__Task directions__: Transcribe all of the material exactly.

__Provided data__:
───
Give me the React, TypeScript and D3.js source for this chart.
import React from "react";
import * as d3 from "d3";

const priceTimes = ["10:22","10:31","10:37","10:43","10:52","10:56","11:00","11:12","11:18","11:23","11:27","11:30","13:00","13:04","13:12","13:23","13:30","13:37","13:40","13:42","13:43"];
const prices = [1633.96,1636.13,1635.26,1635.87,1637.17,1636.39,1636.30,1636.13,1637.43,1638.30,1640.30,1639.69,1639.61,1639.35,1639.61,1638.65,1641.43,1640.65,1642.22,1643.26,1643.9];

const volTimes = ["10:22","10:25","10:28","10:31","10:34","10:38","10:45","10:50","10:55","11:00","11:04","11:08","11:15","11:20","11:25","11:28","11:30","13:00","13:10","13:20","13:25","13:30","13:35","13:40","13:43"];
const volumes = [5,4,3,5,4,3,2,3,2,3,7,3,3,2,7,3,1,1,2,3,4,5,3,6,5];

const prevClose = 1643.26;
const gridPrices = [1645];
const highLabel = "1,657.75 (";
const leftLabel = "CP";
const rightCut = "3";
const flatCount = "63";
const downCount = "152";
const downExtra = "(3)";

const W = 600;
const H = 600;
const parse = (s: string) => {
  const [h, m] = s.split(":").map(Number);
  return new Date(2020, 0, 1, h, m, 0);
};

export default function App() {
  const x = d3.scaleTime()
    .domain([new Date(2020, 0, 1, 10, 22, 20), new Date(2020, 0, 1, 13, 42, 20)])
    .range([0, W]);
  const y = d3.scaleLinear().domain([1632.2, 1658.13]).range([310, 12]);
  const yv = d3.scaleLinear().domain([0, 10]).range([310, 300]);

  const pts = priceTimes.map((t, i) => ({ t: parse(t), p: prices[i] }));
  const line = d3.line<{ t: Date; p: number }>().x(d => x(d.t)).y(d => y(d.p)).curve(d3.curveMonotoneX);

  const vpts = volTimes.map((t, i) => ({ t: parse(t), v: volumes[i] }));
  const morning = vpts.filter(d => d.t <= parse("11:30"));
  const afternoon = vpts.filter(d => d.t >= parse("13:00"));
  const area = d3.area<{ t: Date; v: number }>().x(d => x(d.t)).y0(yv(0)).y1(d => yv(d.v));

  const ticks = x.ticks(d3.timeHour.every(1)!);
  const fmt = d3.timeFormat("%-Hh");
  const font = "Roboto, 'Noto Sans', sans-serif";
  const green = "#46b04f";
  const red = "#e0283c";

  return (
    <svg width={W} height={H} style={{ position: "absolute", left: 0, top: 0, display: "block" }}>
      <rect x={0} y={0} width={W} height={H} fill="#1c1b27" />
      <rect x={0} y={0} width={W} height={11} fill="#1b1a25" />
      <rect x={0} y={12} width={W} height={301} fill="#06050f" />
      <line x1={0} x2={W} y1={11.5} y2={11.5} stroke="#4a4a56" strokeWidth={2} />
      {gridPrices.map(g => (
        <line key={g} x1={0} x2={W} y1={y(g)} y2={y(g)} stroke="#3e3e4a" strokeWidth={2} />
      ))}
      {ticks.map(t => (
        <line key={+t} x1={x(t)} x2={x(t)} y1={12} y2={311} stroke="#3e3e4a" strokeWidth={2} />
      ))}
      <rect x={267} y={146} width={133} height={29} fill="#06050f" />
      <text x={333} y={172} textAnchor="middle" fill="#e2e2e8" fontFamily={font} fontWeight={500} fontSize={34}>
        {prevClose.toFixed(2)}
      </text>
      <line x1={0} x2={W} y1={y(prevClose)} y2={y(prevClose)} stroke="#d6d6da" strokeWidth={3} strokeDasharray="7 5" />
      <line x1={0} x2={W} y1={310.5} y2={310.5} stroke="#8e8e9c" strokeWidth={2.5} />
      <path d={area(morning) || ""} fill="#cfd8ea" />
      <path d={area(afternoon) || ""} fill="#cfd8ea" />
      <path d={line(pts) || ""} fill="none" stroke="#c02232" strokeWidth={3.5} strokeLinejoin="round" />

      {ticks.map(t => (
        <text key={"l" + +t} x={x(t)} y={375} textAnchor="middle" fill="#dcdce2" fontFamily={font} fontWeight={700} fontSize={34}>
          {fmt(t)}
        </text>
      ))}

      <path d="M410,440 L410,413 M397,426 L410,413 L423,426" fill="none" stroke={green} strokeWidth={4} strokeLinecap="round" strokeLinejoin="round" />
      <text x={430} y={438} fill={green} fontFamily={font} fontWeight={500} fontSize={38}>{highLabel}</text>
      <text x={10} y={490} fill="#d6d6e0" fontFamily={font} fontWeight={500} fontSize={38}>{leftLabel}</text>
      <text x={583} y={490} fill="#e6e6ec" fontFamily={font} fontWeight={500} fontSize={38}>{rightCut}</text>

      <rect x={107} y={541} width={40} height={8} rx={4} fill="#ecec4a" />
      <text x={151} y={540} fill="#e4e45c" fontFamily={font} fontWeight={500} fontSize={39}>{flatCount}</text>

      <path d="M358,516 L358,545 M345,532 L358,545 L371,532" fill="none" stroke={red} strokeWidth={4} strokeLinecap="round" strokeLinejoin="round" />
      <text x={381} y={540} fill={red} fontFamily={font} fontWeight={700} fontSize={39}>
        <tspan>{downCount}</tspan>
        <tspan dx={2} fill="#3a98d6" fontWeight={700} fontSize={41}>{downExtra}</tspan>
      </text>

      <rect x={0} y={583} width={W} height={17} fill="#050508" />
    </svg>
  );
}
───
__Output of the task__:
Give me the React, TypeScript and D3.js source for this chart.
import React from "react";
import * as d3 from "d3";

const priceTimes = ["10:22","10:31","10:37","10:43","10:52","10:56","11:00","11:12","11:18","11:23","11:27","11:30","13:00","13:04","13:12","13:23","13:30","13:37","13:40","13:42","13:43"];
const prices = [1633.96,1636.13,1635.26,1635.87,1637.17,1636.39,1636.30,1636.13,1637.43,1638.30,1640.30,1639.69,1639.61,1639.35,1639.61,1638.65,1641.43,1640.65,1642.22,1643.26,1643.9];

const volTimes = ["10:22","10:25","10:28","10:31","10:34","10:38","10:45","10:50","10:55","11:00","11:04","11:08","11:15","11:20","11:25","11:28","11:30","13:00","13:10","13:20","13:25","13:30","13:35","13:40","13:43"];
const volumes = [5,4,3,5,4,3,2,3,2,3,7,3,3,2,7,3,1,1,2,3,4,5,3,6,5];

const prevClose = 1643.26;
const gridPrices = [1645];
const highLabel = "1,657.75 (";
const leftLabel = "CP";
const rightCut = "3";
const flatCount = "63";
const downCount = "152";
const downExtra = "(3)";

const W = 600;
const H = 600;
const parse = (s: string) => {
  const [h, m] = s.split(":").map(Number);
  return new Date(2020, 0, 1, h, m, 0);
};

export default function App() {
  const x = d3.scaleTime()
    .domain([new Date(2020, 0, 1, 10, 22, 20), new Date(2020, 0, 1, 13, 42, 20)])
    .range([0, W]);
  const y = d3.scaleLinear().domain([1632.2, 1658.13]).range([310, 12]);
  const yv = d3.scaleLinear().domain([0, 10]).range([310, 300]);

  const pts = priceTimes.map((t, i) => ({ t: parse(t), p: prices[i] }));
  const line = d3.line<{ t: Date; p: number }>().x(d => x(d.t)).y(d => y(d.p)).curve(d3.curveMonotoneX);

  const vpts = volTimes.map((t, i) => ({ t: parse(t), v: volumes[i] }));
  const morning = vpts.filter(d => d.t <= parse("11:30"));
  const afternoon = vpts.filter(d => d.t >= parse("13:00"));
  const area = d3.area<{ t: Date; v: number }>().x(d => x(d.t)).y0(yv(0)).y1(d => yv(d.v));

  const ticks = x.ticks(d3.timeHour.every(1)!);
  const fmt = d3.timeFormat("%-Hh");
  const font = "Roboto, 'Noto Sans', sans-serif";
  const green = "#46b04f";
  const red = "#e0283c";

  return (
    <svg width={W} height={H} style={{ position: "absolute", left: 0, top: 0, display: "block" }}>
      <rect x={0} y={0} width={W} height={H} fill="#1c1b27" />
      <rect x={0} y={0} width={W} height={11} fill="#1b1a25" />
      <rect x={0} y={12} width={W} height={301} fill="#06050f" />
      <line x1={0} x2={W} y1={11.5} y2={11.5} stroke="#4a4a56" strokeWidth={2} />
      {gridPrices.map(g => (
        <line key={g} x1={0} x2={W} y1={y(g)} y2={y(g)} stroke="#3e3e4a" strokeWidth={2} />
      ))}
      {ticks.map(t => (
        <line key={+t} x1={x(t)} x2={x(t)} y1={12} y2={311} stroke="#3e3e4a" strokeWidth={2} />
      ))}
      <rect x={267} y={146} width={133} height={29} fill="#06050f" />
      <text x={333} y={172} textAnchor="middle" fill="#e2e2e8" fontFamily={font} fontWeight={500} fontSize={34}>
        {prevClose.toFixed(2)}
      </text>
      <line x1={0} x2={W} y1={y(prevClose)} y2={y(prevClose)} stroke="#d6d6da" strokeWidth={3} strokeDasharray="7 5" />
      <line x1={0} x2={W} y1={310.5} y2={310.5} stroke="#8e8e9c" strokeWidth={2.5} />
      <path d={area(morning) || ""} fill="#cfd8ea" />
      <path d={area(afternoon) || ""} fill="#cfd8ea" />
      <path d={line(pts) || ""} fill="none" stroke="#c02232" strokeWidth={3.5} strokeLinejoin="round" />

      {ticks.map(t => (
        <text key={"l" + +t} x={x(t)} y={375} textAnchor="middle" fill="#dcdce2" fontFamily={font} fontWeight={700} fontSize={34}>
          {fmt(t)}
        </text>
      ))}

      <path d="M410,440 L410,413 M397,426 L410,413 L423,426" fill="none" stroke={green} strokeWidth={4} strokeLinecap="round" strokeLinejoin="round" />
      <text x={430} y={438} fill={green} fontFamily={font} fontWeight={500} fontSize={38}>{highLabel}</text>
      <text x={10} y={490} fill="#d6d6e0" fontFamily={font} fontWeight={500} fontSize={38}>{leftLabel}</text>
      <text x={583} y={490} fill="#e6e6ec" fontFamily={font} fontWeight={500} fontSize={38}>{rightCut}</text>

      <rect x={107} y={541} width={40} height={8} rx={4} fill="#ecec4a" />
      <text x={151} y={540} fill="#e4e45c" fontFamily={font} fontWeight={500} fontSize={39}>{flatCount}</text>

      <path d="M358,516 L358,545 M345,532 L358,545 L371,532" fill="none" stroke={red} strokeWidth={4} strokeLinecap="round" strokeLinejoin="round" />
      <text x={381} y={540} fill={red} fontFamily={font} fontWeight={700} fontSize={39}>
        <tspan>{downCount}</tspan>
        <tspan dx={2} fill="#3a98d6" fontWeight={700} fontSize={41}>{downExtra}</tspan>
      </text>

      <rect x={0} y={583} width={W} height={17} fill="#050508" />
    </svg>
  );
}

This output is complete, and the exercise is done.